Profile: CEO — Business, Jones Lang LaSalle, India
Education: Did his bachelor’s degree in commerce from University of Delhi and Program in Business Management from International Management Institute (IMI), New Delhi
Career: Has 22 years of experience as entrepreneur and services-sector professional in the logistics and real estate industries. He has spent 13 years as a real estate professional in Mumbai
The Indian real estate sector is full of contradictions. The demand- and supply-side dynamics change every few kilometres in most cities, making it all the more difficult to look for a definite trend. But one can conclusively say that construction activity in India, despite poor sentiments, is positive.
Over the past five years, the market value of investment-grade real estate under construction has grown about 20 per cent to touch $160 billion. However, the last few quarters haven’t been good, largely because of over-enthusiastic developers. They ignored market sentiments, cyclical risks and over-leveraged their positions. They had over-ambitious plans that led to oversupply in some cases and extremely high prices in others.
Again, like everything else, the gloom in the global environment hurt the sector. So what does 2012 have in store for the key players in real estate — occupier, investor and developer?
The occupiers are cautious, the investors are nervous and the developers are selling more land than what they are buying . The exuberance of 2010 created excessive office space, currently over 56 million square feet, and took vacancy levels to over 22 per cent.

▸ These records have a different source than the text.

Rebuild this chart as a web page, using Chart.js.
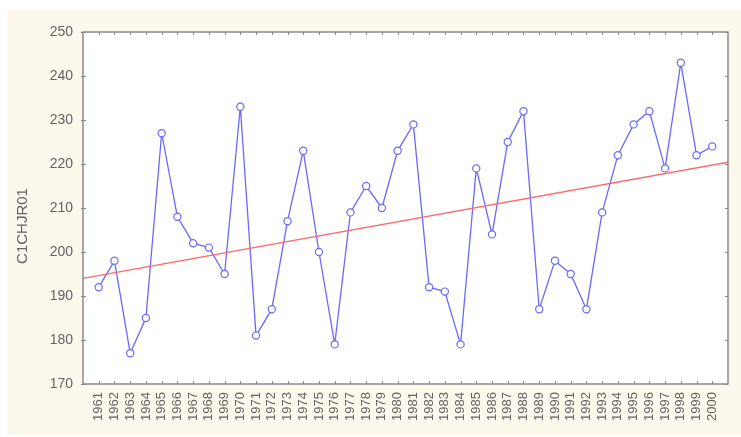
<!DOCTYPE html>
<html lang="en">
  <head>
    <meta charset="utf-8" />
    <title>C1CHJR01</title>
    <style>
      html, body { margin: 0; padding: 0; background: #ffffff; }
      .chartBox { width: 741px; height: 437px; }
    </style>
  </head>
  <body>
    <div class="chartBox">
      <canvas id="myChart" width="741" height="437"></canvas>
    </div>
    <script src="https://cdn.jsdelivr.net/npm/chart.js"></script>
    <script>
      const years = [
        1961, 1962, 1963, 1964, 1965, 1966, 1967, 1968, 1969, 1970,
        1971, 1972, 1973, 1974, 1975, 1976, 1977, 1978, 1979, 1980,
        1981, 1982, 1983, 1984, 1985, 1986, 1987, 1988, 1989, 1990,
        1991, 1992, 1993, 1994, 1995, 1996, 1997, 1998, 1999, 2000,
      ];
      const values = [
        192, 198, 177, 185, 227, 208, 202, 201, 195, 233,
        181, 187, 207, 223, 200, 179, 209, 215, 210, 223,
        229, 192, 191, 179, 219, 204, 225, 232, 187, 198,
        195, 187, 209, 222, 229, 232, 219, 243, 222, 224,
      ];
      // fitted line, read at the two edges of the plot
      const trendYears = [1960, 2001];
      const trendValues = [194.0, 220.4];
      const yTicks = [170, 180, 190, 200, 210, 220, 230, 240, 250];
      const axisTitle = "C1CHJR01";

      const textColor = "#636363";
      const frameColor = "#8a8a8a";

      const seriesPoints = years.map((yr, i) => ({ x: yr, y: values[i] }));
      const trendPoints = trendYears.map((yr, i) => ({ x: yr, y: trendValues[i] }));

      // cream page, white plot, frame, inward ticks, axis title
      const frame = {
        id: "frame",
        beforeDraw(chart) {
          const { ctx, chartArea: a } = chart;
          ctx.save();
          ctx.fillStyle = "#fdf8ec";
          ctx.fillRect(7, 10, chart.width - 7, chart.height - 12);
          ctx.fillStyle = "#ffffff";
          ctx.fillRect(a.left, a.top, a.right - a.left, a.bottom - a.top);
          ctx.restore();
        },
        afterDraw(chart) {
          const { ctx, chartArea: a, scales } = chart;
          ctx.save();
          ctx.strokeStyle = frameColor;
          ctx.lineWidth = 1.5;
          ctx.strokeRect(a.left, a.top, a.right - a.left, a.bottom - a.top);
          ctx.lineWidth = 1;
          ctx.beginPath();
          years.forEach((yr) => {
            const px = Math.round(scales.x.getPixelForValue(yr)) + 0.5;
            ctx.moveTo(px, a.bottom);
            ctx.lineTo(px, a.bottom - 3);
            ctx.moveTo(px, a.top);
            ctx.lineTo(px, a.top + 3);
          });
          yTicks.forEach((v) => {
            const py = Math.round(scales.y.getPixelForValue(v)) + 0.5;
            ctx.moveTo(a.left - 2, py);
            ctx.lineTo(a.left + 3, py);
            ctx.moveTo(a.right, py);
            ctx.lineTo(a.right - 3, py);
          });
          ctx.stroke();

          ctx.translate(23, 226);
          ctx.rotate(-Math.PI / 2);
          ctx.fillStyle = textColor;
          ctx.font = "15px 'Liberation Sans', Arial, sans-serif";
          ctx.textAlign = "center";
          ctx.textBaseline = "middle";
          ctx.fillText(axisTitle, 0, 0);
          ctx.restore();
        },
      };

      const config = {
        type: "line",
        data: {
          datasets: [
            {
              label: "trend",
              data: trendPoints,
              borderColor: "rgb(255, 105, 105)",
              borderWidth: 1.4,
              pointRadius: 0,
              order: 0,
            },
            {
              label: axisTitle,
              data: seriesPoints,
              borderColor: "rgb(105, 105, 255)",
              borderWidth: 1.3,
              pointRadius: 3.6,
              pointBorderWidth: 1.2,
              pointBackgroundColor: "#ffffff",
              pointBorderColor: "rgb(105, 105, 255)",
              tension: 0,
              order: 1,
            },
          ],
        },
        plugins: [frame],
        options: {
          responsive: false,
          animation: false,
          layout: { padding: { top: 32, right: 13, left: 0, bottom: 0 } },
          plugins: {
            legend: { display: false },
            tooltip: { enabled: false },
          },
          scales: {
            x: {
              type: "linear",
              min: 1960,
              max: 2001,
              afterFit: (s) => { s.height = 53; },
              afterBuildTicks: (s) => {
                s.ticks = years.map((yr) => ({ value: yr }));
              },
              grid: { display: false, drawTicks: false },
              border: { display: false },
              ticks: {
                autoSkip: false,
                minRotation: 90,
                maxRotation: 90,
                padding: 8,
                color: textColor,
                font: { family: "'Liberation Sans', Arial, sans-serif", size: 13 },
                callback: (v) => String(v),
              },
            },
            y: {
              min: 170,
              max: 250,
              afterFit: (s) => { s.width = 83; },
              afterBuildTicks: (s) => {
                s.ticks = yTicks.map((v) => ({ value: v }));
              },
              grid: { display: false, drawTicks: false },
              border: { display: false },
              ticks: {
                padding: 10,
                color: textColor,
                font: { family: "'Liberation Sans', Arial, sans-serif", size: 14 },
                callback: (v) => String(v),
              },
            },
          },
        },
      };

      const myChart = new Chart(document.getElementById("myChart"), config);
    </script>
  </body>
</html>
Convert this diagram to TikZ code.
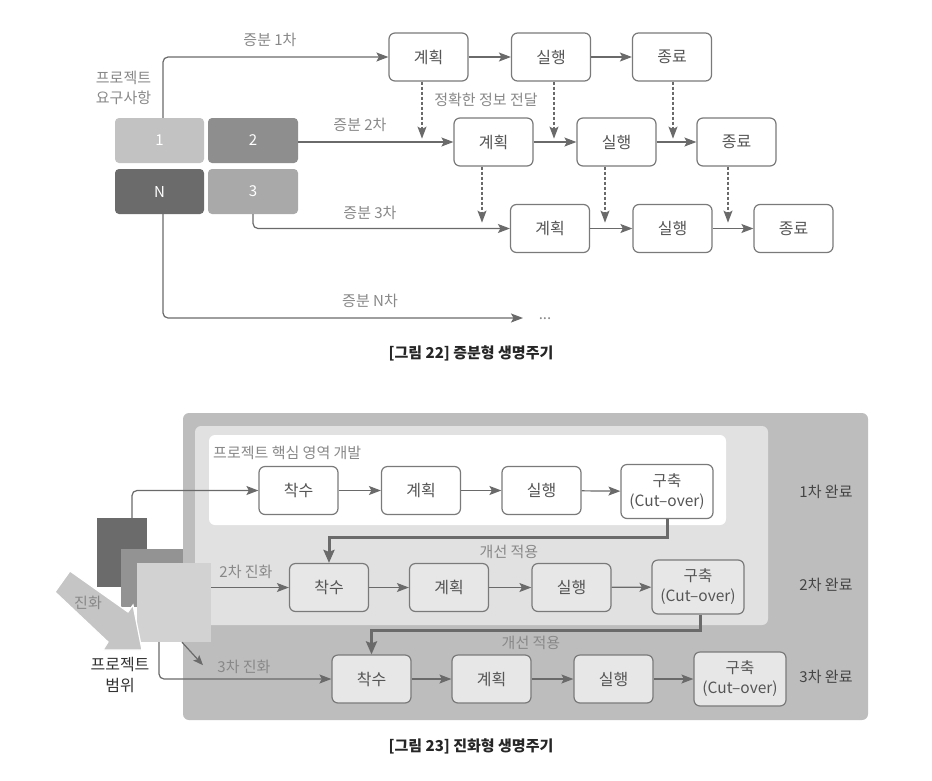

The rents at IT parks in Lower Parel, Mumbai, have come down from their high of Rs. 200 per square foot (psf)/month to Rs. 90-Rs.150. But the good news is that space is being leased and sold faster than ever before.
This is because corporate India sees the high vacancy rates as an opportunity to buy — rather than rent — their office space. The low price is also seen as an opportunity to buy by investors who are betting on demand to rise.
Residential property forms the bulk of Indian real estate. Sustainable buying is seen in areas where space is sold at Rs 2,500-Rs 5,000 psf across India. In 2008, the National Capital Region (NCR) was the first market to go down in volumes, while Mumbai was the last. But both bounced back in the third quarter of 2009 and exceeded previous highs by 2010. But this was short lived as interest rates went up and sentiments went down.
The rest of the country, however, saw high volumes and capital appreciation throughout 2010 and the first half of 2011. But it went the NCR and Mumbai way later on. There is oversupply in cities like Pune, Bangalore and Chennai and they will find it difficult to take off for the next two years. But the worst market was Hyderabad which was hit hard due to the Telangana stir.
Mumbai continues to be the most attractive. New residential developments of about 22 million square feet are expected to come up in central Mumbai.
Therefore, investors are willing to pay a premium for residential projects at Vivaria (Mahalaxmi, Mumbai), Ashoka Gardens, Bellissimo and Planet Godrej — which have been completed or are in their final stages of completion.
Against this backdrop is another story: Several high-profile residential developments — mostly high-rises that haven’t been attempted in India so far and with significantly high cost of construction — are giving investors the jitters. They are demanding a discount on the basis of time value of capital and market sentiments.
Growth is a basic fundamental to qualify a location. Residential land or apartments are typically in locations where there is good social infrastructure, public transport and economic activity to sustain development.
This, if restricted to tier 1 and tier 2 cities, reduces investment risk. Further, if you invest Rs. 2,500-Rs. 5,000 psf, it gives downside protection from any capital erosion.
Simply put, the cost of construction and minimum cost of land literally makes this price segment safe and almost guarantees capital appreciation. Some of the markets that qualify would be NCR, Lucknow, Chandigarh and Jaipur in the north and Ahmedabad in the west.
Investors should ensure that the price of the property is lower than the last peak in 2008. Exceptions should be made only for quality, delivery date and location.
Investment in offices, whether speculative or leased, requires one to factor in non-real estate factors as well and a better understanding of the macro economic picture. I highly recommend growth corridors of Mumbai like Goregaon East and Thane Belapur Road as they cost less, are closer to suburban workforce catchments and give you better quality construction.
Lastly, you are making an investment for rental income [yields] of at least 10.5-11 percent as interest rates are high and some buyers would have taken loans to buy a property.
The only rationale to settle for a lower yield should be if capital values are a lot below the market.
You must review your portfolio every three years. Review it six months prior to rental renewal or expiry of the lease and take a call if you want to exit or continue to stay invested in the property.